--- start ---
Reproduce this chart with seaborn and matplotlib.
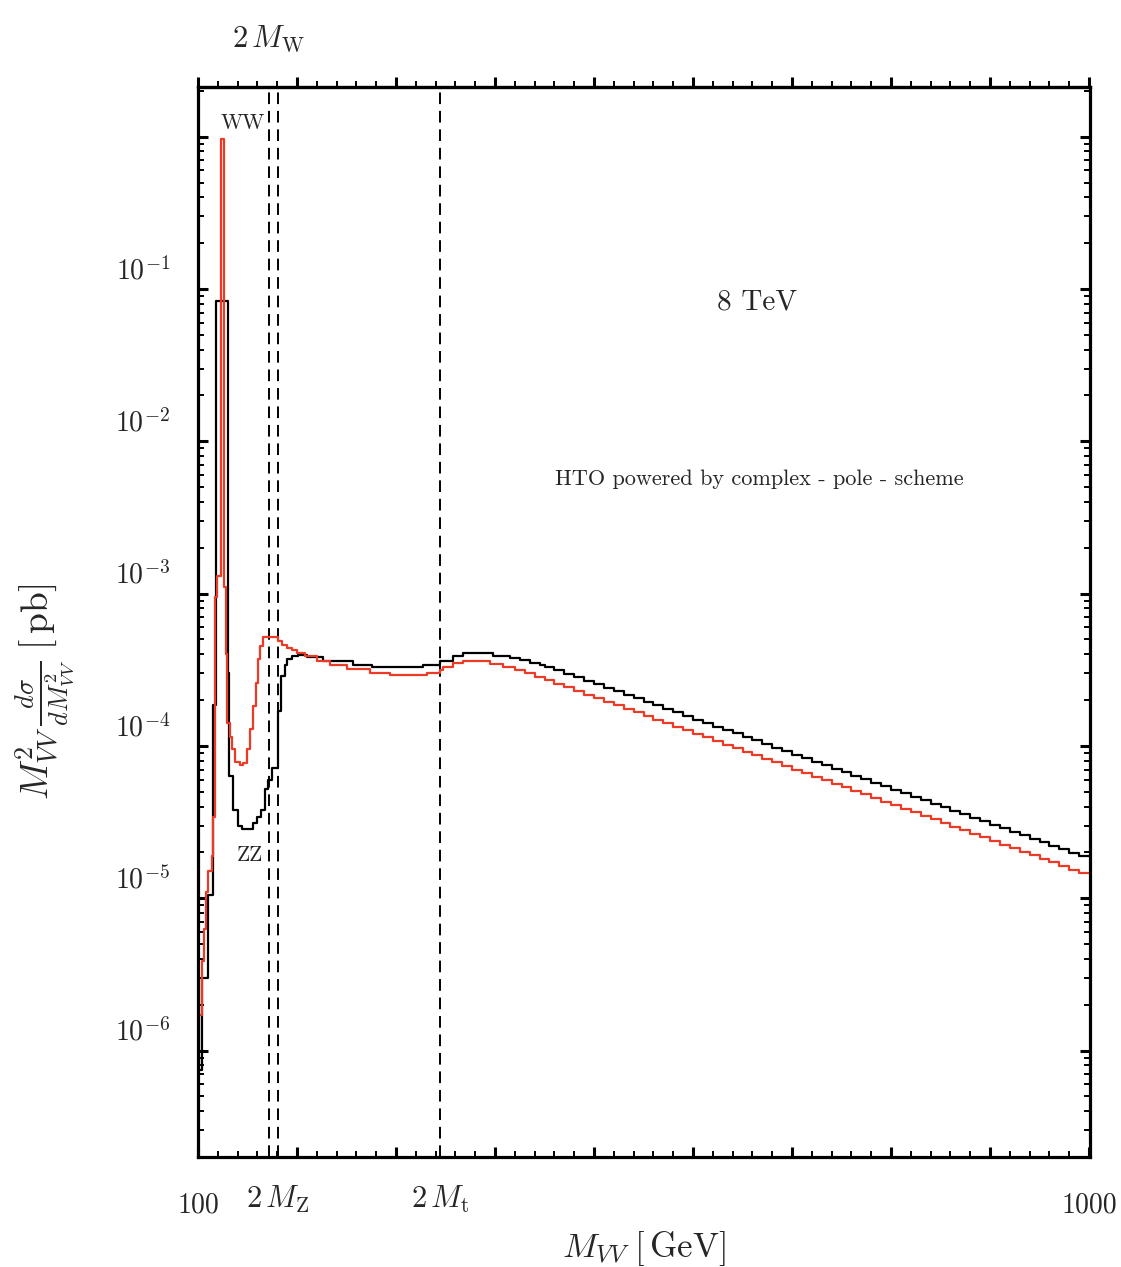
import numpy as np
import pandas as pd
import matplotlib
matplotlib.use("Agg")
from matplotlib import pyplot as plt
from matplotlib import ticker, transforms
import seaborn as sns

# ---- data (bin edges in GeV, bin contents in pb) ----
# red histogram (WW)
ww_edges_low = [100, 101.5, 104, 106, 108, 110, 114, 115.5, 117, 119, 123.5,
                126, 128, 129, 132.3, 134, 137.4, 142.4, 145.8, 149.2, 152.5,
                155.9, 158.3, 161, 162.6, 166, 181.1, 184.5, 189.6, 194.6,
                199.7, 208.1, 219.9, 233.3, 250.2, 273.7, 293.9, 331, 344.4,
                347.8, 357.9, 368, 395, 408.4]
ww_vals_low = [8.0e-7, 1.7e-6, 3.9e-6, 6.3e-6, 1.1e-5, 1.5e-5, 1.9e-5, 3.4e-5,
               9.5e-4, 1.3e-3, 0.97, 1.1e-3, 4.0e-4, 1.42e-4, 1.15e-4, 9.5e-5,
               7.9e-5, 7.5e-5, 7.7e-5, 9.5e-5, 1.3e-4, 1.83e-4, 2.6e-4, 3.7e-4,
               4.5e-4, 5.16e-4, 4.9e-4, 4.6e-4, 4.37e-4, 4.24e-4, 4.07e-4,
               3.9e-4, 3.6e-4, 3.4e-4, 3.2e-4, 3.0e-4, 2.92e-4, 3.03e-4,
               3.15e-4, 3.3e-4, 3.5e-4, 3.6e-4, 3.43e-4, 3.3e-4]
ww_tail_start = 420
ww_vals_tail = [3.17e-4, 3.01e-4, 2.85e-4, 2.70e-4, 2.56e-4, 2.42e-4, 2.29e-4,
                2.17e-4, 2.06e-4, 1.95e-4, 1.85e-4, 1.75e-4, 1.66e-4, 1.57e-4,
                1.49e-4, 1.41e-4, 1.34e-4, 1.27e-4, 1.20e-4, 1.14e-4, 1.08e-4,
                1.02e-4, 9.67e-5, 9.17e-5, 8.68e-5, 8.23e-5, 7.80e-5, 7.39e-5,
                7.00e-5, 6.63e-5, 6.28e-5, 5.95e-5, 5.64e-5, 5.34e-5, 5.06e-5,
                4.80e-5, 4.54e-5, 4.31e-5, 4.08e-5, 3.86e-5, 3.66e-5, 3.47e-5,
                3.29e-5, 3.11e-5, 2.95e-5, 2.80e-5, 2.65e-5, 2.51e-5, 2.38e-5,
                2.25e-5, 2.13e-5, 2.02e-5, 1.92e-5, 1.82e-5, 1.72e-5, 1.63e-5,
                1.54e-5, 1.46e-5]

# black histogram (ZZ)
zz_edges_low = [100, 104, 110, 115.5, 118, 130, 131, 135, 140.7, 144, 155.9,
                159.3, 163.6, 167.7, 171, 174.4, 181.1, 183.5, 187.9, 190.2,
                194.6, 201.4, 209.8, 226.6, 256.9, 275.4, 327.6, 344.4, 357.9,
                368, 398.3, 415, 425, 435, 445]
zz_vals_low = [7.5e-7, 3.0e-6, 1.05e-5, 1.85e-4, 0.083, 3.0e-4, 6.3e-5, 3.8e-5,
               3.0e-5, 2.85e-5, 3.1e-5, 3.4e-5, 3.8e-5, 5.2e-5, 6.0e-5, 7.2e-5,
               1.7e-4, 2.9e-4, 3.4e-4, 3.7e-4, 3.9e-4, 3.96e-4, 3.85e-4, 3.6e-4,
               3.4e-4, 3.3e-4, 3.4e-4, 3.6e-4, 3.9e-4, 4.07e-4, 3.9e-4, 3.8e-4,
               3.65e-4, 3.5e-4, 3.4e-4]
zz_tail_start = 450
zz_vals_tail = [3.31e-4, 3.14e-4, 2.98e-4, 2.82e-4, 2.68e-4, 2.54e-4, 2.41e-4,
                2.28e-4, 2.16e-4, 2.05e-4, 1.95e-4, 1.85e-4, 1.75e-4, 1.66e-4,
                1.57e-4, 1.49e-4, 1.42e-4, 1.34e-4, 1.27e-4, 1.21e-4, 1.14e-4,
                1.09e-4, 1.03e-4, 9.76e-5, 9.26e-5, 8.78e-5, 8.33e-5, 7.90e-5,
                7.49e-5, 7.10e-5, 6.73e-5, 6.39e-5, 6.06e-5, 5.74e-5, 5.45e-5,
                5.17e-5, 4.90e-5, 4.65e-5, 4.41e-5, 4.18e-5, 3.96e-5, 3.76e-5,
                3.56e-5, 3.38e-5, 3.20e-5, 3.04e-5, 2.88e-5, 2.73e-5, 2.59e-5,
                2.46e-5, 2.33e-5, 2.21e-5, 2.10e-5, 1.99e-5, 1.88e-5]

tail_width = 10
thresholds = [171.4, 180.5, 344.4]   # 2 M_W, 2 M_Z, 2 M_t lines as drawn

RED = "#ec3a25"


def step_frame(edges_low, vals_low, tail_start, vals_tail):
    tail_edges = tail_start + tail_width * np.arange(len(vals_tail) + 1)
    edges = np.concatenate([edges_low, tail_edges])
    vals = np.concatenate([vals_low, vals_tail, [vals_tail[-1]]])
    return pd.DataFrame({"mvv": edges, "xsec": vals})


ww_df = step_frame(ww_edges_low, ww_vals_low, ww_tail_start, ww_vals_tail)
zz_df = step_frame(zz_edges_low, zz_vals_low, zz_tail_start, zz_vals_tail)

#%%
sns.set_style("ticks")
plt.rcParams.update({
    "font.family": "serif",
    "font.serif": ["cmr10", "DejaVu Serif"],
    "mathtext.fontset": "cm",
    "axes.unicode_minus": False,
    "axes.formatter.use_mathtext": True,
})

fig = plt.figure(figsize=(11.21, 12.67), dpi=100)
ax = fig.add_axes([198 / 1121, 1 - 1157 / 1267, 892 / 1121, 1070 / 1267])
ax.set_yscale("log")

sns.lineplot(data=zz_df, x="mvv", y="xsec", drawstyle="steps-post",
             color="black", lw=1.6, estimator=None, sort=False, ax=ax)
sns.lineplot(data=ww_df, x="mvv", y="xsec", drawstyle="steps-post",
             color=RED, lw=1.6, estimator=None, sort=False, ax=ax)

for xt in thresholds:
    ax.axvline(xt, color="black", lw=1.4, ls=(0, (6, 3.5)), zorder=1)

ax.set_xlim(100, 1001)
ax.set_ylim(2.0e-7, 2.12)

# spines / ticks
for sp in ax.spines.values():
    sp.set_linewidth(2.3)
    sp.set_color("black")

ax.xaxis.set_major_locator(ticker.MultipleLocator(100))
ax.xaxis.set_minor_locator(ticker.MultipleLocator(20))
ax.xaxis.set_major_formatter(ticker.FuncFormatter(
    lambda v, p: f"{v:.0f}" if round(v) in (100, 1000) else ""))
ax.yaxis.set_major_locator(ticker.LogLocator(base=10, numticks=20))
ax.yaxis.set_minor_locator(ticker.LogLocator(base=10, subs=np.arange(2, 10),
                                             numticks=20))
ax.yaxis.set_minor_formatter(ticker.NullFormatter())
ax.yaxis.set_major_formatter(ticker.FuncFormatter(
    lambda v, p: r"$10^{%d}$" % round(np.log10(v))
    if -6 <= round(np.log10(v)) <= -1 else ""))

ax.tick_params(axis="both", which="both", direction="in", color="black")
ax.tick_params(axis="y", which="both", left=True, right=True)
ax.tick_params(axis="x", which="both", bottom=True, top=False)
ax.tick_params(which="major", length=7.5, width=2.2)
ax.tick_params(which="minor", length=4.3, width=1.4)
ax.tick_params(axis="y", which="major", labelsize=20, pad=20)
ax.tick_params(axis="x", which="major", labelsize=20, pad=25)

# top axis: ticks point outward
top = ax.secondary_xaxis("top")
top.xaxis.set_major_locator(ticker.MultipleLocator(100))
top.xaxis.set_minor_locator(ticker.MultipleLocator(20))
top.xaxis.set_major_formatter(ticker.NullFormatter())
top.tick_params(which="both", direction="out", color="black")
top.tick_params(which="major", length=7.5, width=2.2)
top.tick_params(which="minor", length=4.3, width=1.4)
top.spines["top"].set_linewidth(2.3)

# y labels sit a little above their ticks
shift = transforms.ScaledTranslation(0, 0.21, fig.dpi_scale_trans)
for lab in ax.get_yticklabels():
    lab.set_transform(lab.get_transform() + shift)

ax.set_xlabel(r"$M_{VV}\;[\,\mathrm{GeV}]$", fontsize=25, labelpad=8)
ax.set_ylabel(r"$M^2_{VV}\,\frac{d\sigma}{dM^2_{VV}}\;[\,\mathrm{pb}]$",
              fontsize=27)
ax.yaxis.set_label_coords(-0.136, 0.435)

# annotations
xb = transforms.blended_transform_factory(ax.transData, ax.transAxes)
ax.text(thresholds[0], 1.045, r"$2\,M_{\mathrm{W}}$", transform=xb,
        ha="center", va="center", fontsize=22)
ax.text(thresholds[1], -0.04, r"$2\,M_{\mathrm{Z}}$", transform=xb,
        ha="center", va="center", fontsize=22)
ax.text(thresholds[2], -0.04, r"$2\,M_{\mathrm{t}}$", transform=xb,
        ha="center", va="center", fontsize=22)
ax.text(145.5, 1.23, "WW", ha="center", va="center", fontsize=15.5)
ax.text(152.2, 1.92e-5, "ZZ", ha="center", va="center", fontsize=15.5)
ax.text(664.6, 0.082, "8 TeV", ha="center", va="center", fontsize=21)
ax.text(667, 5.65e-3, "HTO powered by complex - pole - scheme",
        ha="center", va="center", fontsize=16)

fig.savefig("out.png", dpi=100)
--- end ---
▶ _Exercise aim_
Transcribe exactly, with no pictures, the lines running from the first line of the material through the line holding "1.54e-5, 1.46e-5]".

▶ _Finished task_
Reproduce this chart with seaborn and matplotlib.
import numpy as np
import pandas as pd
import matplotlib
matplotlib.use("Agg")
from matplotlib import pyplot as plt
from matplotlib import ticker, transforms
import seaborn as sns

# ---- data (bin edges in GeV, bin contents in pb) ----
# red histogram (WW)
ww_edges_low = [100, 101.5, 104, 106, 108, 110, 114, 115.5, 117, 119, 123.5,
                126, 128, 129, 132.3, 134, 137.4, 142.4, 145.8, 149.2, 152.5,
                155.9, 158.3, 161, 162.6, 166, 181.1, 184.5, 189.6, 194.6,
                199.7, 208.1, 219.9, 233.3, 250.2, 273.7, 293.9, 331, 344.4,
                347.8, 357.9, 368, 395, 408.4]
ww_vals_low = [8.0e-7, 1.7e-6, 3.9e-6, 6.3e-6, 1.1e-5, 1.5e-5, 1.9e-5, 3.4e-5,
               9.5e-4, 1.3e-3, 0.97, 1.1e-3, 4.0e-4, 1.42e-4, 1.15e-4, 9.5e-5,
               7.9e-5, 7.5e-5, 7.7e-5, 9.5e-5, 1.3e-4, 1.83e-4, 2.6e-4, 3.7e-4,
               4.5e-4, 5.16e-4, 4.9e-4, 4.6e-4, 4.37e-4, 4.24e-4, 4.07e-4,
               3.9e-4, 3.6e-4, 3.4e-4, 3.2e-4, 3.0e-4, 2.92e-4, 3.03e-4,
               3.15e-4, 3.3e-4, 3.5e-4, 3.6e-4, 3.43e-4, 3.3e-4]
ww_tail_start = 420
ww_vals_tail = [3.17e-4, 3.01e-4, 2.85e-4, 2.70e-4, 2.56e-4, 2.42e-4, 2.29e-4,
                2.17e-4, 2.06e-4, 1.95e-4, 1.85e-4, 1.75e-4, 1.66e-4, 1.57e-4,
                1.49e-4, 1.41e-4, 1.34e-4, 1.27e-4, 1.20e-4, 1.14e-4, 1.08e-4,
                1.02e-4, 9.67e-5, 9.17e-5, 8.68e-5, 8.23e-5, 7.80e-5, 7.39e-5,
                7.00e-5, 6.63e-5, 6.28e-5, 5.95e-5, 5.64e-5, 5.34e-5, 5.06e-5,
                4.80e-5, 4.54e-5, 4.31e-5, 4.08e-5, 3.86e-5, 3.66e-5, 3.47e-5,
                3.29e-5, 3.11e-5, 2.95e-5, 2.80e-5, 2.65e-5, 2.51e-5, 2.38e-5,
                2.25e-5, 2.13e-5, 2.02e-5, 1.92e-5, 1.82e-5, 1.72e-5, 1.63e-5,
                1.54e-5, 1.46e-5]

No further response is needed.